** Task goal **
Write each line of the material exactly as given, from the top through the line that contains "import plotly.graph_objects as go", and omit all pictures.

** Dataset section **
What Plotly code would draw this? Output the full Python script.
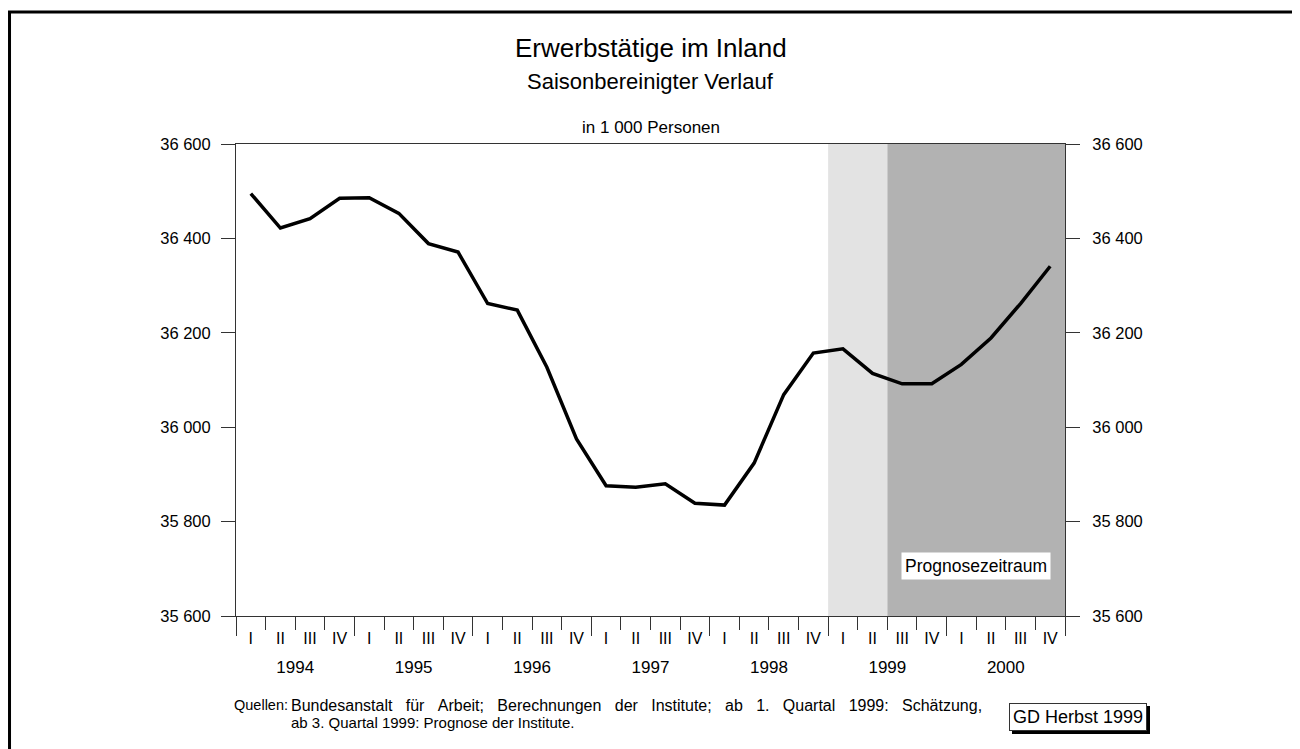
import plotly.graph_objects as go

# Erwerbstätige im Inland, saisonbereinigt, in 1 000 Personen (1994 I - 2000 IV)
quarters = ["I", "II", "III", "IV"] * 7
years = ["1994", "1995", "1996", "1997", "1998", "1999", "2000"]
persons = [36495, 36422, 36442, 36485, 36486, 36453, 36389, 36371,
           36262, 36248, 36127, 35975, 35876, 35873, 35880, 35839,
           35835, 35924, 36069, 36157, 36166, 36114, 36092, 36092,
           36133, 36189, 36262, 36341]
y_ticks = [35600, 35800, 36000, 36200, 36400, 36600]
estimate_span = [19.5, 21.5]   # ab 1. Quartal 1999: Schätzung
forecast_span = [21.5, 27.5]   # ab 3. Quartal 1999: Prognose

FONT = "Liberation Sans, Arial, sans-serif"
AXC = "#333333"

x = list(range(len(persons)))
q_bounds = [i - 0.5 for i in range(len(persons) + 1)]
y_centers = [1.5 + 4 * i for i in range(len(years))]
y_bounds = [-0.5 + 4 * i for i in range(len(years) + 1)]
y_text = [f"{v:,}".replace(",", " ") for v in y_ticks]
xr = [-0.5, len(persons) - 0.5]

fig = go.Figure()
fig.add_trace(go.Scatter(x=x, y=persons, mode="lines",
                         line=dict(color="black", width=3.5),
                         showlegend=False, hoverinfo="skip"))
# helper trace so that the second axes get drawn
fig.add_trace(go.Scatter(x=x, y=persons, mode="lines", xaxis="x2", yaxis="y2",
                         line=dict(width=0), opacity=0,
                         showlegend=False, hoverinfo="skip"))

fig.add_shape(type="rect", xref="x", yref="paper", x0=estimate_span[0], x1=estimate_span[1],
              y0=0, y1=1, fillcolor="#e3e3e3", line=dict(width=0), layer="below")
fig.add_shape(type="rect", xref="x", yref="paper", x0=forecast_span[0], x1=forecast_span[1],
              y0=0, y1=1, fillcolor="#b2b2b2", line=dict(width=0), layer="below")
# outer frame
fig.add_shape(type="rect", xref="paper", yref="paper", x0=-0.2732, x1=1.2774,
              y0=-0.4, y1=1.2797, line=dict(color="black", width=3))

yax = dict(range=[35600, 36600], tickvals=y_ticks, ticktext=y_text, ticks="outside",
           ticklen=14, tickcolor=AXC, showline=True, linecolor=AXC, linewidth=1,
           showgrid=False, zeroline=False, tickfont=dict(size=16.5, color="black"))

fig.update_layout(
    width=1292, height=741,
    margin=dict(l=228, r=235, t=136, b=133),
    paper_bgcolor="white", plot_bgcolor="white",
    font=dict(family=FONT, color="black"),
    xaxis=dict(range=xr, tickvals=x, ticktext=quarters, ticks="", showline=True,
               mirror=True, linecolor=AXC, linewidth=1, showgrid=False, zeroline=False,
               tickfont=dict(size=16), ticklabelstandoff=8,
               minor=dict(tickvals=q_bounds, ticks="outside", ticklen=13, tickcolor=AXC)),
    xaxis2=dict(range=xr, overlaying="x", anchor="y", side="bottom",
                tickvals=y_centers, ticktext=years, ticks="", showline=False,
                showgrid=False, zeroline=False, tickfont=dict(size=17),
                ticklabelstandoff=39,
                minor=dict(tickvals=y_bounds, ticks="outside", ticklen=19, tickcolor=AXC)),
    yaxis=dict(yax, ticklabelstandoff=7),
    yaxis2=dict(yax, overlaying="y", side="right", anchor="x", ticklabelstandoff=9),
)

def note(text, x, y, size, xanchor="center", **kw):
    fig.add_annotation(text=text, xref="paper", yref="paper", x=x, y=y,
                       xanchor=xanchor, yanchor="middle", showarrow=False,
                       font=dict(size=size, color="black"), **kw)

note("Erwerbstätige im Inland", 0.5, 1.2034, 26)
note("Saisonbereinigter Verlauf", 0.5, 1.1314, 22)
note("in 1 000 Personen", 0.5, 1.0339, 17)

fig.add_annotation(text="Prognosezeitraum", xref="x", yref="y", x=24.5, y=35705,
                   xanchor="center", yanchor="middle", showarrow=False,
                   bgcolor="white", borderpad=3, font=dict(size=17.5, color="black"))

sp = " " + "\u00a0" * 2
line1 = sp.join("Bundesanstalt für Arbeit; Berechnungen der Institute; ab 1. Quartal 1999: Schätzung,".split(" "))
note("Quellen:", -0.0048, -0.1886, 14.5, xanchor="left")
note(line1, 0.0639, -0.1886, 16, xanchor="left")
note("ab 3. Quartal 1999: Prognose der Institute.", 0.0639, -0.2246, 15, xanchor="left")

# GD Herbst box with shadow
for shift, bg in [(3, "black"), (0, "white")]:
    note("GD Herbst 1999", 1.0157, -0.214, 18, xshift=shift, yshift=-shift, bgcolor=bg,
         bordercolor="black" if shift else AXC, borderwidth=1, borderpad=3)

fig.write_html("out.html")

** Result for this exercise **
What Plotly code would draw this? Output the full Python script.
import plotly.graph_objects as go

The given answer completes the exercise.